**Requirement:** Copy out the whole listing exactly as written, leaving the pictures behind.

**Recorded information:**
——

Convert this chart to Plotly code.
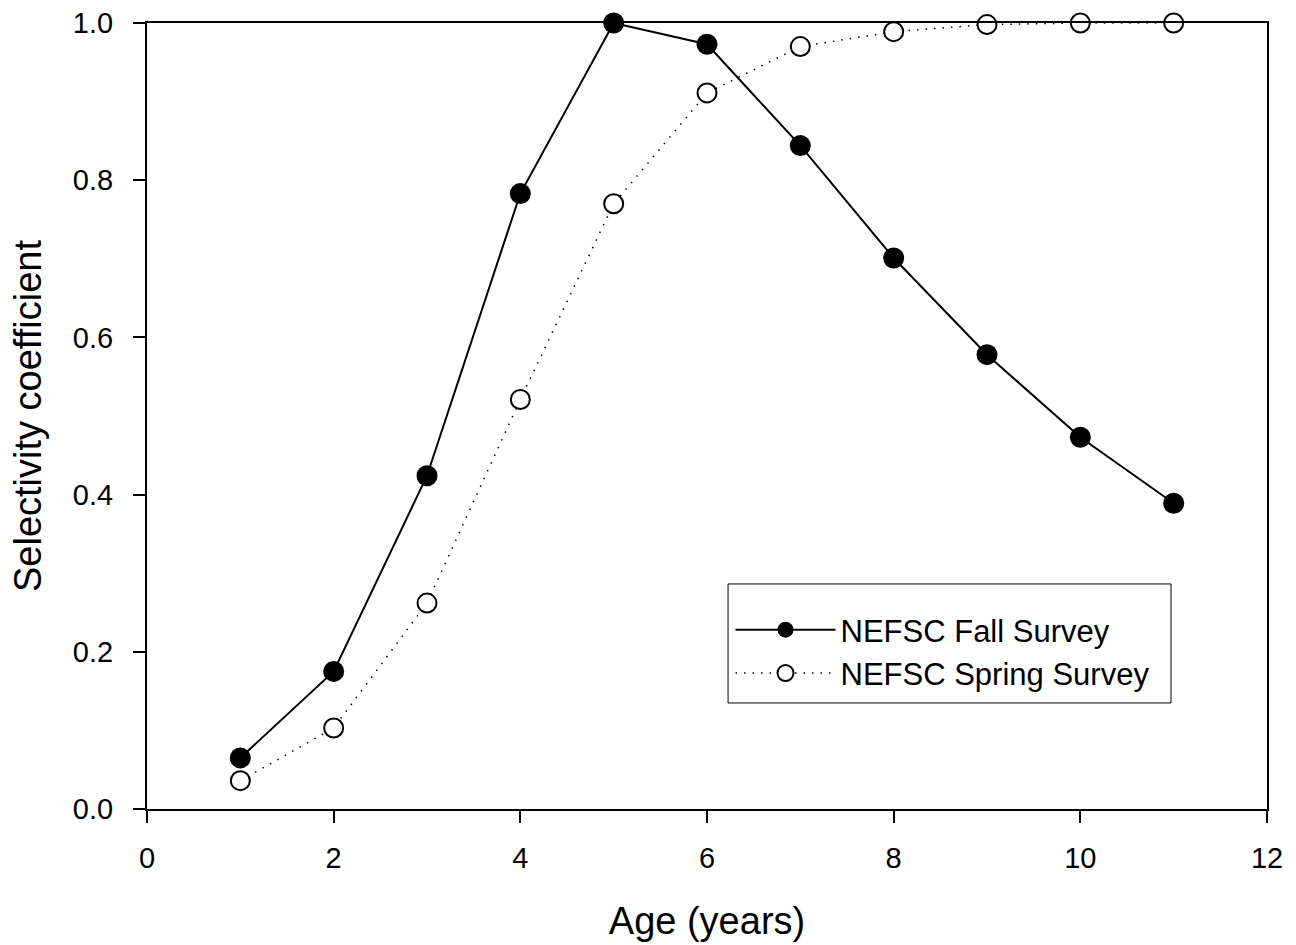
import plotly.graph_objects as go

ages = [1, 2, 3, 4, 5, 6, 7, 8, 9, 10, 11]
fall = [0.065, 0.175, 0.424, 0.783, 1.0, 0.973, 0.844, 0.701, 0.578, 0.473, 0.389]
spring = [0.036, 0.103, 0.262, 0.521, 0.770, 0.911, 0.970, 0.989, 0.998, 1.0, 1.0]
series_names = ["NEFSC Fall Survey", "NEFSC Spring Survey"]
x_ticks = [0, 2, 4, 6, 8, 10, 12]
y_ticks = [0.0, 0.2, 0.4, 0.6, 0.8, 1.0]

fig = go.Figure()
fig.add_trace(go.Scatter(
    x=ages, y=spring, name=series_names[1], mode="lines+markers",
    line=dict(color="black", width=1.5, dash="1.5px,7px"),
    marker=dict(symbol="circle", size=19, color="white", line=dict(color="black", width=2)),
    cliponaxis=False,
))
fig.add_trace(go.Scatter(
    x=ages, y=fall, name=series_names[0], mode="lines+markers",
    line=dict(color="black", width=2),
    marker=dict(symbol="circle", size=21, color="black", line=dict(color="black", width=0)),
    cliponaxis=False,
))

font = "Liberation Sans, Arial, sans-serif"
fig.update_layout(
    width=1296, height=945,
    margin=dict(l=147, r=29, t=23, b=136),
    plot_bgcolor="white", paper_bgcolor="white",
    font=dict(family=font, color="black", size=29),
    showlegend=True,
    legend=dict(
        x=0.521, y=0.262, xanchor="left", yanchor="top",
        borderwidth=0, bgcolor="rgba(0,0,0,0)",
        font=dict(size=31, family=font), traceorder="reversed",
        tracegroupgap=0, itemwidth=100,
    ),
    shapes=[dict(
        type="rect", xref="paper", yref="paper",
        x0=0.5188, x1=0.9143, y0=0.1349, y1=0.2863,
        line=dict(color="black", width=1), fillcolor="rgba(0,0,0,0)", layer="below",
    )],
    xaxis=dict(
        range=[0, 12], tickvals=x_ticks, ticktext=[str(v) for v in x_ticks],
        showgrid=False, zeroline=False, showline=True, linecolor="black", linewidth=2,
        mirror=True, ticks="outside", ticklen=12, tickwidth=2, tickcolor="black",
        ticklabelstandoff=10, tickfont=dict(size=29, family=font),
        title=dict(text="Age (years)", font=dict(size=38, family=font), standoff=35),
        automargin=False,
    ),
    yaxis=dict(
        range=[0, 1], tickvals=y_ticks, ticktext=[f"{v:.1f}" for v in y_ticks],
        showgrid=False, zeroline=False, showline=True, linecolor="black", linewidth=2,
        mirror=True, ticks="outside", ticklen=12, tickwidth=2, tickcolor="black",
        ticklabelstandoff=14, tickfont=dict(size=29, family=font),
        title=dict(text="Selectivity coefficient", font=dict(size=38, family=font), standoff=20),
        automargin=False,
    ),
)
fig.write_html(
    "out.html",
    config={"displayModeBar": False},
    post_script="document.body.style.margin='0';document.body.style.overflow='hidden';",
)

——

**The response:**
Convert this chart to Plotly code.
import plotly.graph_objects as go

ages = [1, 2, 3, 4, 5, 6, 7, 8, 9, 10, 11]
fall = [0.065, 0.175, 0.424, 0.783, 1.0, 0.973, 0.844, 0.701, 0.578, 0.473, 0.389]
spring = [0.036, 0.103, 0.262, 0.521, 0.770, 0.911, 0.970, 0.989, 0.998, 1.0, 1.0]
series_names = ["NEFSC Fall Survey", "NEFSC Spring Survey"]
x_ticks = [0, 2, 4, 6, 8, 10, 12]
y_ticks = [0.0, 0.2, 0.4, 0.6, 0.8, 1.0]

fig = go.Figure()
fig.add_trace(go.Scatter(
    x=ages, y=spring, name=series_names[1], mode="lines+markers",
    line=dict(color="black", width=1.5, dash="1.5px,7px"),
    marker=dict(symbol="circle", size=19, color="white", line=dict(color="black", width=2)),
    cliponaxis=False,
))
fig.add_trace(go.Scatter(
    x=ages, y=fall, name=series_names[0], mode="lines+markers",
    line=dict(color="black", width=2),
    marker=dict(symbol="circle", size=21, color="black", line=dict(color="black", width=0)),
    cliponaxis=False,
))

font = "Liberation Sans, Arial, sans-serif"
fig.update_layout(
    width=1296, height=945,
    margin=dict(l=147, r=29, t=23, b=136),
    plot_bgcolor="white", paper_bgcolor="white",
    font=dict(family=font, color="black", size=29),
    showlegend=True,
    legend=dict(
        x=0.521, y=0.262, xanchor="left", yanchor="top",
        borderwidth=0, bgcolor="rgba(0,0,0,0)",
        font=dict(size=31, family=font), traceorder="reversed",
        tracegroupgap=0, itemwidth=100,
    ),
    shapes=[dict(
        type="rect", xref="paper", yref="paper",
        x0=0.5188, x1=0.9143, y0=0.1349, y1=0.2863,
        line=dict(color="black", width=1), fillcolor="rgba(0,0,0,0)", layer="below",
    )],
    xaxis=dict(
        range=[0, 12], tickvals=x_ticks, ticktext=[str(v) for v in x_ticks],
        showgrid=False, zeroline=False, showline=True, linecolor="black", linewidth=2,
        mirror=True, ticks="outside", ticklen=12, tickwidth=2, tickcolor="black",
        ticklabelstandoff=10, tickfont=dict(size=29, family=font),
        title=dict(text="Age (years)", font=dict(size=38, family=font), standoff=35),
        automargin=False,
    ),
    yaxis=dict(
        range=[0, 1], tickvals=y_ticks, ticktext=[f"{v:.1f}" for v in y_ticks],
        showgrid=False, zeroline=False, showline=True, linecolor="black", linewidth=2,
        mirror=True, ticks="outside", ticklen=12, tickwidth=2, tickcolor="black",
        ticklabelstandoff=14, tickfont=dict(size=29, family=font),
        title=dict(text="Selectivity coefficient", font=dict(size=38, family=font), standoff=20),
        automargin=False,
    ),
)
fig.write_html(
    "out.html",
    config={"displayModeBar": False},
    post_script="document.body.style.margin='0';document.body.style.overflow='hidden';",
)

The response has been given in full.